[Exercise description]: Print word for word the first line of the listing below and every line after it, through the line with "const scanStep = 0.25;". Leave out the pictures and the rest.

[Records]:
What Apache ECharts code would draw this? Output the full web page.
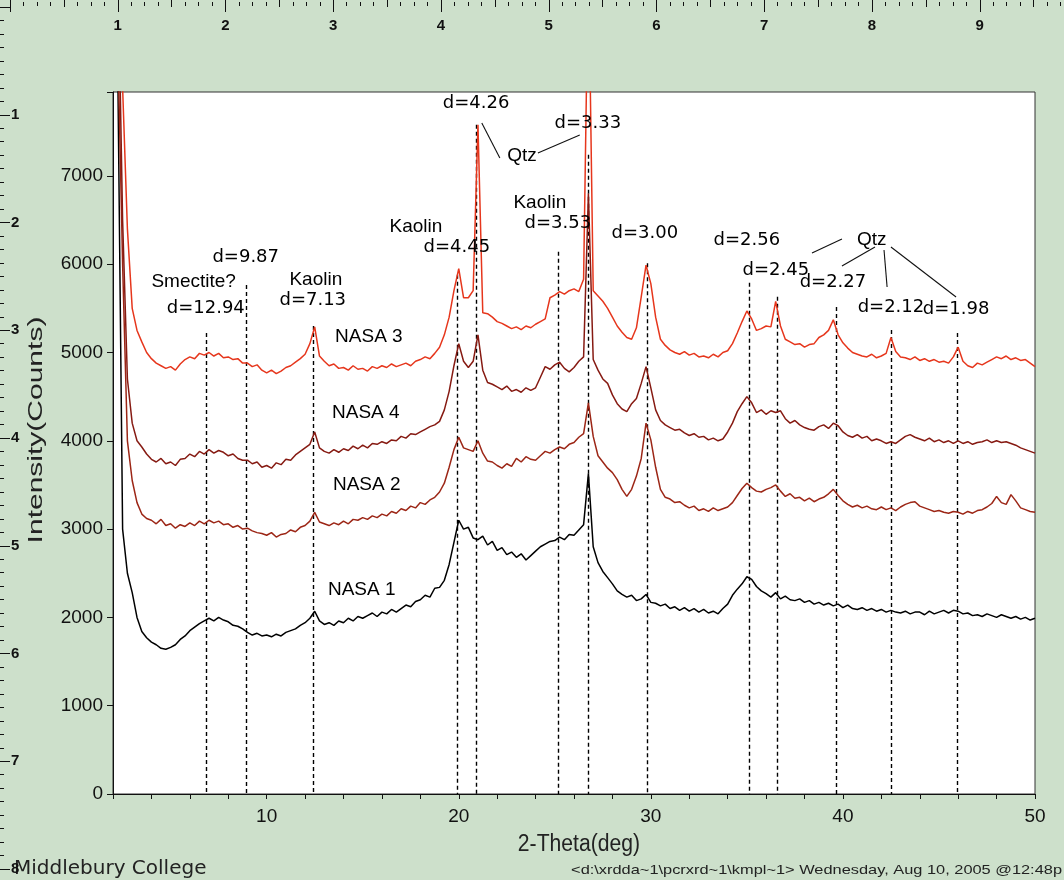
<!DOCTYPE html>
<html>
<head>
<meta charset="utf-8">
<title>XRD - NASA samples</title>
<script src="https://cdn.jsdelivr.net/npm/echarts@6.0.0/dist/echarts.min.js"></script>
<style>
  html, body { margin: 0; padding: 0; background: #cde0cb; }
  #chart { width: 1064px; height: 880px; }
</style>
</head>
<body>
<div id="chart"></div>
<script>
// scan: 2-Theta from 2 to 50 deg, step 0.25
const scanStart = 2;
const scanStep = 0.25;

// counts, one row per degree (x.00, x.25, x.50, x.75)
const nasa1 = [
  9500, 8200, 3000, 2500,  2280, 2000, 1840, 1770,  1720, 1690, 1650, 1640,
  1660, 1690, 1750, 1790,  1850, 1890, 1930, 1960,  1990, 1960, 2000, 1970,
  1950, 1910, 1900, 1870,  1830, 1800, 1820, 1790,  1800, 1780, 1810, 1790,
  1830, 1850, 1870, 1910,  1940, 1990, 2070, 1960,  1920, 1940, 1910, 1960,
  1940, 1990, 1960, 2010,  1990, 2020, 2050, 2010,  2060, 2040, 2090, 2060,
  2100, 2140, 2120, 2180,  2200, 2250, 2230, 2330,  2340, 2420, 2600, 2850,
  3100, 3000, 3020, 2900,  2880, 2920, 2820, 2860,  2760, 2790, 2710, 2740,
  2680, 2720, 2650, 2700,  2750, 2800, 2830, 2860,  2870, 2910, 2880, 2940,
  2930, 2990, 3050, 3630,  2800, 2620, 2520, 2450,  2380, 2300, 2260, 2230,
  2250, 2190, 2210, 2260,  2170, 2160, 2130, 2150,  2100, 2120, 2080, 2110,
  2070, 2100, 2060, 2090,  2050, 2070, 2040, 2100,  2150, 2250, 2320, 2380,
  2460, 2430, 2350, 2300,  2270, 2230, 2280, 2210,  2240, 2200, 2190, 2210,
  2170, 2190, 2150, 2170,  2140, 2160, 2130, 2150,  2110, 2140, 2100, 2090,
  2110, 2080, 2100, 2070,  2090, 2060, 2080, 2060,  2050, 2070, 2040, 2060,
  2060, 2030, 2070, 2040,  2060, 2080, 2050, 2080,  2070, 2040, 2050, 2020,
  2030, 2010, 2040, 2020,  2000, 2030, 2010, 1990,  2010, 1980, 2000, 1970,
  1990
];

const nasa2 = [
  9500, 8500, 6000, 4000,  3550, 3300, 3170, 3120,  3100, 3060, 3110, 3040,
  3060, 3010, 3050, 3030,  3070, 3040, 3090, 3060,  3100, 3070, 3090, 3050,
  3060, 3020, 3040, 3000,  3010, 2980, 2960, 2950,  2930, 2960, 2910, 2940,
  2950, 2990, 2970, 3020,  3040, 3090, 3190, 3080,  3060, 3040, 3070, 3050,
  3090, 3060, 3110, 3100,  3130, 3110, 3150, 3130,  3170, 3150, 3200, 3180,
  3230, 3210, 3260, 3240,  3300, 3280, 3330, 3360,  3420, 3520, 3700, 3900,
  4040, 3920, 3900, 3880,  4000, 3860, 3770, 3760,  3720, 3690, 3740, 3710,
  3800, 3760, 3820, 3790,  3780, 3830, 3880, 3860,  3900, 3930, 3910, 3960,
  3980, 4040, 4080, 4430,  4050, 3830, 3760, 3690,  3640, 3560, 3450, 3370,
  3450, 3600, 3800, 4200,  4010, 3700, 3450, 3360,  3340, 3300, 3310, 3270,
  3240, 3260, 3210, 3230,  3200, 3240, 3210, 3230,  3250, 3300, 3380, 3460,
  3520, 3470, 3430, 3420,  3450, 3470, 3500, 3430,  3370, 3400, 3350, 3360,
  3320, 3350, 3310, 3340,  3360, 3400, 3450, 3380,  3320, 3280, 3250, 3270,
  3240, 3260, 3230, 3220,  3250, 3220, 3240, 3210,  3250, 3280, 3300, 3310,
  3260, 3240, 3220, 3200,  3210, 3190, 3180, 3200,  3190, 3170, 3200, 3180,
  3210, 3220, 3250, 3290,  3370, 3300, 3280, 3390,  3320, 3240, 3220, 3200,
  3190
];

const nasa4 = [
  9500, 9500, 6500, 4700,  4200, 4000, 3930, 3850,  3790, 3760, 3800, 3740,
  3760, 3720, 3790, 3800,  3850, 3820, 3880, 3850,  3900, 3860, 3890, 3870,
  3830, 3850, 3800, 3780,  3780, 3740, 3760, 3700,  3720, 3690, 3750, 3730,
  3790, 3780, 3840, 3880,  3920, 3960, 4100, 3920,  3880, 3860, 3900, 3870,
  3910, 3890, 3940, 3910,  3950, 3920, 3970, 3960,  3990, 3970, 4010, 4000,
  4050, 4030, 4080, 4070,  4100, 4130, 4160, 4180,  4220, 4350, 4560, 4850,
  5100, 4900, 4830, 4900,  5200, 4800, 4660, 4640,  4610, 4580, 4620, 4560,
  4580, 4550, 4600, 4570,  4600, 4720, 4840, 4810,  4860, 4890, 4820, 4780,
  4830, 4900, 4950, 6800,  4920, 4800, 4700, 4650,  4520, 4420, 4360, 4330,
  4420, 4480, 4650, 4840,  4600, 4350, 4230, 4180,  4150, 4120, 4130, 4090,
  4060, 4080, 4040, 4050,  4010, 4030, 4000, 4020,  4100, 4200, 4330, 4420,
  4500, 4430, 4320, 4350,  4300, 4340, 4320, 4340,  4250, 4200, 4230, 4180,
  4150, 4130, 4120, 4160,  4180, 4140, 4200, 4170,  4100, 4060, 4040, 4070,
  4030, 4050, 4000, 4020,  4000, 3970, 3990, 3970,  4010, 4050, 4070, 4040,
  4020, 4000, 4030, 3990,  4010, 3980, 4000, 3970,  4000, 3970, 3990, 3960,
  3980, 3990, 4010, 3980,  4000, 3980, 3990, 3970,  3950, 3920, 3900, 3880,
  3860
];

const nasa3 = [
  9500, 9500, 8000, 6400,  5500, 5250, 5120, 5000,  4930, 4880, 4850, 4820,
  4840, 4800, 4870, 4920,  4950, 4930, 4990, 4970,  5000, 4960, 4990, 4940,
  4950, 4920, 4930, 4880,  4880, 4840, 4860, 4800,  4770, 4800, 4760, 4790,
  4830, 4850, 4890, 4930,  4980, 5100, 5290, 4960,  4900, 4850, 4870, 4820,
  4830, 4800, 4850, 4810,  4820, 4790, 4840, 4820,  4850, 4830, 4870, 4840,
  4860, 4880, 4850, 4900,  4920, 4950, 4930, 4990,  5060, 5200, 5400, 5700,
  5950, 5620, 5620, 5700,  7580, 5450, 5440, 5400,  5350, 5330, 5300, 5270,
  5290, 5260, 5300, 5280,  5320, 5350, 5380, 5620,  5650, 5690, 5660, 5700,
  5720, 5690, 5830, 9500,  5700, 5640, 5580, 5500,  5400, 5300, 5230, 5170,
  5150, 5280, 5630, 5990,  5780, 5400, 5150, 5080,  5030, 5000, 4980, 5010,
  4970, 4990, 4950, 4960,  4940, 4980, 4950, 5000,  5020, 5100, 5220, 5350,
  5470, 5380, 5250, 5270,  5300, 5290, 5580, 5300,  5150, 5120, 5090, 5100,
  5060, 5090, 5100, 5170,  5200, 5250, 5370, 5200,  5110, 5050, 5000, 4980,
  4960, 4950, 4980, 4940,  4960, 4990, 5170, 5010,  4950, 4940, 4920, 4950,
  4910, 4930, 4900, 4920,  4890, 4900, 4880, 4950,  5060, 4900, 4850, 4830,
  4880, 4860, 4890, 4920,  4950, 4930, 4960, 4920,  4940, 4910, 4920, 4880,
  4840
];

// marked reflections: position and top of the dashed line
const peakTheta = [6.88, 8.95, 12.41, 19.94, 20.93, 25.19, 26.72, 29.8, 35.12, 36.58, 39.63, 42.52, 45.93];
const peakTop = [5220, 5765, 5300, 5880, 7580, 6140, 7240, 6010, 5790, 5630, 5515, 5255, 5220];

// annotations
const noteText = ['Smectite?', 'd=12.94', 'd=9.87', 'Kaolin', 'd=7.13', 'NASA 3', 'Kaolin', 'd=4.45',
  'd=4.26', 'Qtz', 'd=3.33', 'Kaolin', 'd=3.53', 'd=3.00', 'd=2.56', 'Qtz', 'd=2.45', 'd=2.27',
  'd=2.12', 'd=1.98', 'NASA 4', 'NASA 2', 'NASA 1'];
const noteTheta = [6.2, 6.83, 8.91, 12.56, 12.4, 15.32, 17.77, 19.9, 20.9, 23.29, 26.72, 24.22, 25.16,
  29.69, 35.0, 41.5, 36.51, 39.48, 42.5, 45.89, 15.16, 15.21, 14.95];
const noteCounts = [5798, 5504, 6082, 5821, 5595, 5176, 6421, 6195, 7826, 7225, 7599, 6693, 6467,
  6353, 6274, 6274, 5934, 5798, 5515, 5493, 4315, 3499, 2310];

// leader lines from the Qtz labels: [theta1, counts1, theta2, counts2]
const qtzLinks = [
  [21.2, 7599, 22.14, 7203],
  [24.12, 7259, 26.3, 7463],
  [38.39, 6127, 39.95, 6285],
  [39.95, 5980, 41.67, 6195],
  [42.14, 6161, 42.3, 5742],
  [42.5, 6195, 45.89, 5629]
];

const SANS = '"Liberation Sans", Arial, sans-serif';
const WIDE = '"DejaVu Sans", Verdana, sans-serif';
const NARROW = '"Liberation Sans Narrow", "Liberation Sans", Arial, sans-serif';

function pairs(vals) {
  return vals.map((v, i) => [scanStart + i * scanStep, v]);
}

function scan(name, vals, color) {
  return {
    name: name,
    type: 'line',
    data: pairs(vals),
    showSymbol: false,
    symbol: 'none',
    sampling: 'none',
    clip: true,
    lineStyle: { color: color, width: 1.5 },
    z: 3
  };
}

// d-spacing labels use wider digits, like the original plot
const notes = noteText.map((t, i) => {
  const item = { value: [noteTheta[i], noteCounts[i]], name: t };
  if (t.indexOf('d=') === 0) {
    item.label = { fontFamily: WIDE, fontSize: 18 };
  }
  return item;
});

const chart = echarts.init(document.getElementById('chart'));
chart.setOption({
  animation: false,
  backgroundColor: '#cde0cb',
  grid: [
    { left: 113, right: 29, top: 92, bottom: 86, show: true, backgroundColor: '#fff',
      borderColor: '#333', borderWidth: 1, outerBoundsMode: 'none' },
    // top ruler
    { left: 10, top: 0, width: 1077.5, height: 2, outerBoundsMode: 'none' },
    // left ruler
    { left: 0, top: 7, width: 2, height: 969.75, outerBoundsMode: 'none' }
  ],
  xAxis: [
    {
      gridIndex: 0, type: 'value', min: 2, max: 50, interval: 2,
      axisLine: { lineStyle: { color: '#111', width: 1 } },
      axisTick: { length: 5, lineStyle: { color: '#111' } },
      axisLabel: { formatter: v => (v % 10 === 0 ? String(v) : ''), color: '#111',
        fontSize: 19, fontFamily: SANS, margin: 13 },
      splitLine: { show: false }
    },
    {
      gridIndex: 1, type: 'value', position: 'top', min: 0, max: 10, interval: 1,
      axisLine: { show: false },
      axisTick: { inside: true, length: 10, lineStyle: { color: '#111' } },
      minorTick: { show: true, splitNumber: 8, length: 4, lineStyle: { color: '#111' } },
      axisLabel: { inside: true, margin: 18, color: '#111', fontSize: 15, fontWeight: 'bold',
        fontFamily: NARROW, formatter: v => (v > 0 && v < 10 ? String(v) : '') },
      splitLine: { show: false }
    },
    {
      gridIndex: 1, type: 'value', position: 'top', min: 0, max: 10, interval: 0.5,
      axisLine: { show: false },
      axisTick: { inside: true, length: 7, lineStyle: { color: '#111' } },
      axisLabel: { show: false },
      splitLine: { show: false }
    },
    { gridIndex: 2, type: 'value', show: false }
  ],
  yAxis: [
    {
      gridIndex: 0, type: 'value', min: 0, max: 7950, interval: 1000,
      axisLine: { show: true, lineStyle: { color: '#111', width: 1 } },
      axisTick: { show: true, length: 6, lineStyle: { color: '#111' } },
      axisLabel: { formatter: v => (v % 1000 === 0 ? String(v) : ''), color: '#111',
        fontSize: 19, fontFamily: SANS, margin: 10 },
      splitLine: { show: false }
    },
    { gridIndex: 1, type: 'value', show: false },
    {
      gridIndex: 2, type: 'value', position: 'left', inverse: true, min: 0, max: 9, interval: 1,
      axisLine: { show: false },
      axisTick: { inside: true, length: 10, lineStyle: { color: '#111' } },
      minorTick: { show: true, splitNumber: 8, length: 4, lineStyle: { color: '#111' } },
      axisLabel: { inside: true, margin: 11, color: '#111', fontSize: 15, fontWeight: 'bold',
        fontFamily: NARROW, formatter: v => (v > 0 && v < 9 ? String(v) : '') },
      splitLine: { show: false }
    }
  ],
  series: [
    {
      type: 'lines', coordinateSystem: 'cartesian2d', xAxisIndex: 0, yAxisIndex: 0,
      silent: true, z: 2,
      lineStyle: { color: '#000', width: 1.4, type: [4, 3], opacity: 1, curveness: 0 },
      data: peakTheta.map((t, i) => ({ coords: [[t, peakTop[i]], [t, 0]] }))
    },
    scan('NASA 1', nasa1, '#000000'),
    scan('NASA 2', nasa2, '#9c2616'),
    scan('NASA 4', nasa4, '#861a12'),
    scan('NASA 3', nasa3, '#e6361c'),
    {
      type: 'lines', coordinateSystem: 'cartesian2d', xAxisIndex: 0, yAxisIndex: 0,
      silent: true, z: 4,
      lineStyle: { color: '#111', width: 1.1, opacity: 1, curveness: 0 },
      data: qtzLinks.map(l => ({ coords: [[l[0], l[1]], [l[2], l[3]]] }))
    },
    {
      type: 'scatter', xAxisIndex: 0, yAxisIndex: 0, silent: true, z: 5,
      symbolSize: 1, itemStyle: { color: 'rgba(0,0,0,0)', opacity: 1 },
      label: { show: true, position: 'inside', formatter: p => p.name,
        color: '#000', opacity: 1, fontSize: 19, fontFamily: SANS },
      data: notes
    }
  ],
  graphic: [
    { type: 'text', x: 36, y: 430, rotation: Math.PI / 2, scaleX: 1.5,
      style: { text: 'Intensity(Counts)', font: '20px ' + SANS, fill: '#222',
        textAlign: 'center', textVerticalAlign: 'middle', align: 'center', verticalAlign: 'middle' } },
    { type: 'text', x: 579, y: 845, scaleX: 0.92,
      style: { text: '2-Theta(deg)', font: '23px ' + SANS, fill: '#222',
        textAlign: 'center', textVerticalAlign: 'middle', align: 'center', verticalAlign: 'middle' } },
    { type: 'text', x: 14, y: 869,
      style: { text: 'Middlebury College', font: '20px ' + WIDE, fill: '#222',
        textAlign: 'left', textVerticalAlign: 'middle', align: 'left', verticalAlign: 'middle' } },
    { type: 'text', x: 1062, y: 870, scaleX: 1.26,
      style: { text: '<d:\\xrdda~1\\pcrxrd~1\\kmpl~1> Wednesday, Aug 10, 2005 @12:48p',
        font: '13px ' + NARROW, fill: '#222',
        textAlign: 'right', textVerticalAlign: 'middle', align: 'right', verticalAlign: 'middle' } }
  ]
});
</script>
</body>
</html>
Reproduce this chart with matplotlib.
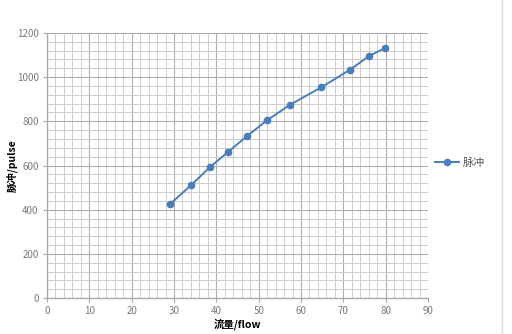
import matplotlib
matplotlib.use("Agg")
import matplotlib.pyplot as plt
from matplotlib.ticker import MultipleLocator
from matplotlib.lines import Line2D

plt.rcParams['font.family'] = ['Noto Sans CJK SC', 'DejaVu Sans']

flow = [29.1, 34.0, 38.5, 42.8, 47.3, 52.0, 57.4, 64.8, 71.6, 76.1, 79.8]
pulse = [426, 510, 593, 662, 734, 805, 875, 954, 1034, 1096, 1131]
series_name = "脉冲"
xlabel = "流量/flow"
ylabel = "脉冲/pulse"

fig = plt.figure(figsize=(5.12, 3.34), dpi=100)
ax = fig.add_axes([47/512, 1-298/334, (428-47)/512, (298-33)/334])

color = '#4A7EBB'
ax.plot(flow, pulse, color=color, lw=1.4, marker='o', ms=4.5, label=series_name)

ax.set_xlim(0, 90)
ax.set_ylim(0, 1200)
ax.xaxis.set_major_locator(MultipleLocator(10))
ax.xaxis.set_minor_locator(MultipleLocator(2))
ax.yaxis.set_major_locator(MultipleLocator(200))
ax.yaxis.set_minor_locator(MultipleLocator(40))
ax.grid(which='major', color='#ADADAD', lw=0.8)
ax.grid(which='minor', color='#CDCDCD', lw=0.7)
ax.set_axisbelow(True)

for s in ['top', 'right']:
    ax.spines[s].set_visible(False)
for s in ['left', 'bottom']:
    ax.spines[s].set_color('#A6A6A6')
    ax.spines[s].set_linewidth(0.9)

ax.tick_params(which='major', length=3, color='#A6A6A6', labelsize=7, labelcolor='#7A7A7A', pad=3)
ax.tick_params(which='minor', length=0)

ax.set_xlabel(xlabel, fontsize=7.5, fontweight='bold', labelpad=1)
ax.set_ylabel(ylabel, fontsize=7.5, fontweight='bold')
ax.yaxis.set_label_coords(-29/381, 0.5)

fig.legend(handles=[Line2D([0], [0], color=color, lw=1.4, marker='o', ms=4.5)],
           labels=[series_name], loc='center left', bbox_to_anchor=(425/512, 1-163/334),
           frameon=False, fontsize=8, handlelength=2.2, handletextpad=0.3,
           labelcolor='#595959')

fig.add_artist(Line2D([502/512, 502/512], [0, 1], color='#E0E0E0', lw=1, transform=fig.transFigure))

fig.savefig("out.png", dpi=100, facecolor='white')
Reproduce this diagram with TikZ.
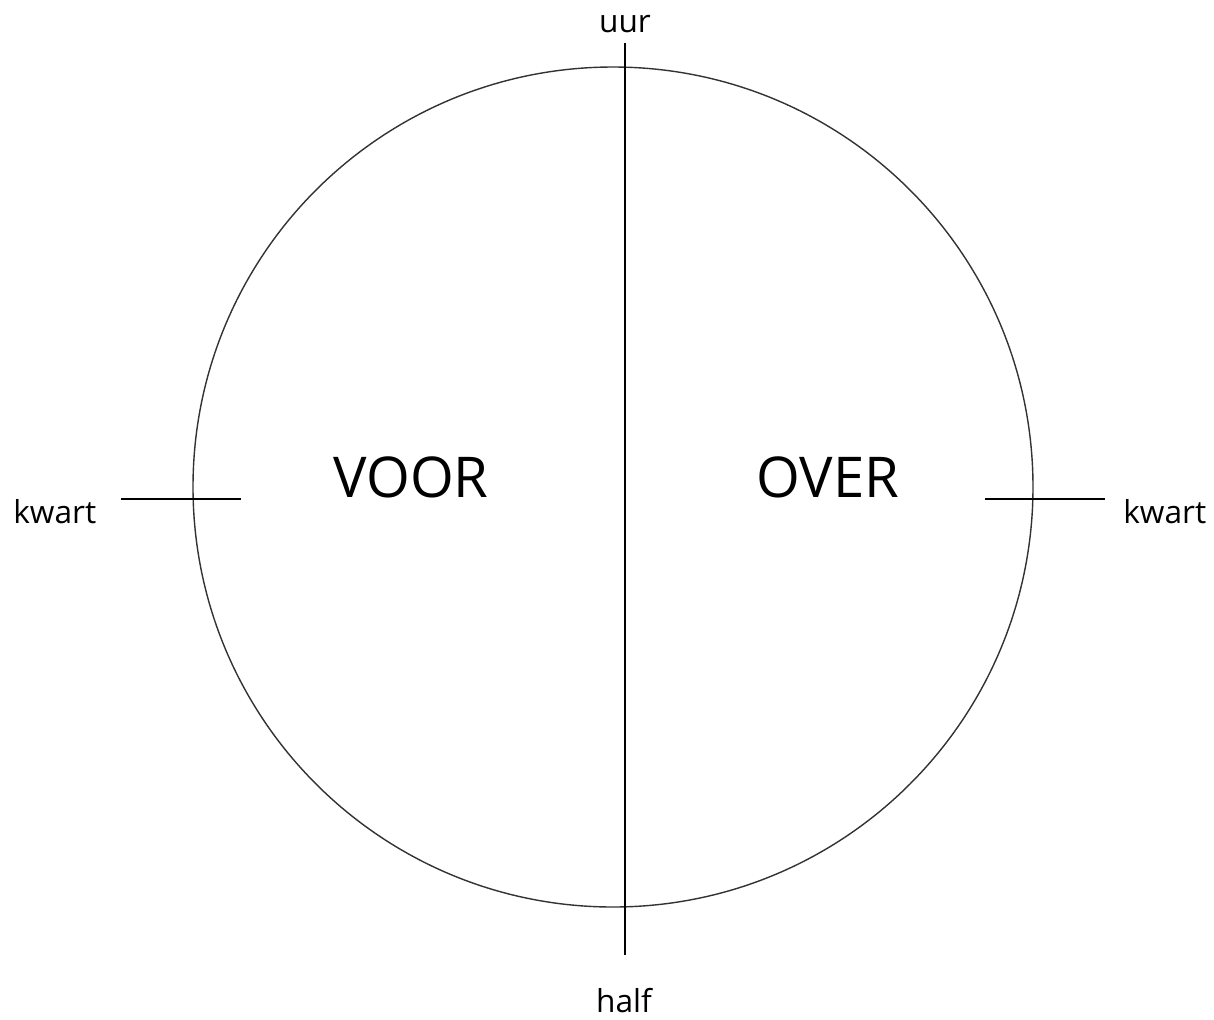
\documentclass[tikz,border=0pt]{standalone}
\usepackage{fontspec}
\setmainfont{Open Sans}
\tikzset{
  label/.style={inner sep=0pt, font=\fontsize{18}{20}\selectfont},
  side/.style={inner sep=0pt, font=\fontsize{32}{36}\selectfont},
  mark line/.style={line width=1.1pt, black},
}
\begin{document}
\begin{tikzpicture}[x=0.02cm, y=-0.02cm]
    \useasboundingbox (0,0) rectangle (1214,1019);

    % Clock face
    \draw[black!80, line width=0.8pt] (613,487) circle (420);

    % Hour axis
    \coordinate (top) at (625,43);
    \coordinate (bottom) at (625,955);
    \draw[mark line] (top) -- (bottom);

    % Quarter ticks
    \coordinate (ql1) at (121,499);
    \coordinate (ql2) at (241,499);
    \coordinate (qr1) at (985,499);
    \coordinate (qr2) at (1105,499);
    \draw[mark line] (ql1) -- (ql2);
    \draw[mark line] (qr1) -- (qr2);

    % Labels
    \node[label, anchor=base] (uur) at (625,32) {uur};
    \node[label, anchor=base] (half) at (624,1012) {half};
    \node[label, anchor=base west] (kwartL) at (13,523) {kwart};
    \node[label, anchor=base west] (kwartR) at (1123,523) {kwart};
    \node[side, anchor=base] (voor) at (411,497) {VOOR};
    \node[side, anchor=base] (over) at (828,497) {OVER};
\end{tikzpicture}
\end{document}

[Expected answer]:
What Apache ECharts code would draw this? Output the full web page.
<!DOCTYPE html>
<html>
<head>
<meta charset="utf-8">
<title>XRD - NASA samples</title>
<script src="https://cdn.jsdelivr.net/npm/echarts@6.0.0/dist/echarts.min.js"></script>
<style>
  html, body { margin: 0; padding: 0; background: #cde0cb; }
  #chart { width: 1064px; height: 880px; }
</style>
</head>
<body>
<div id="chart"></div>
<script>
// scan: 2-Theta from 2 to 50 deg, step 0.25
const scanStart = 2;
const scanStep = 0.25;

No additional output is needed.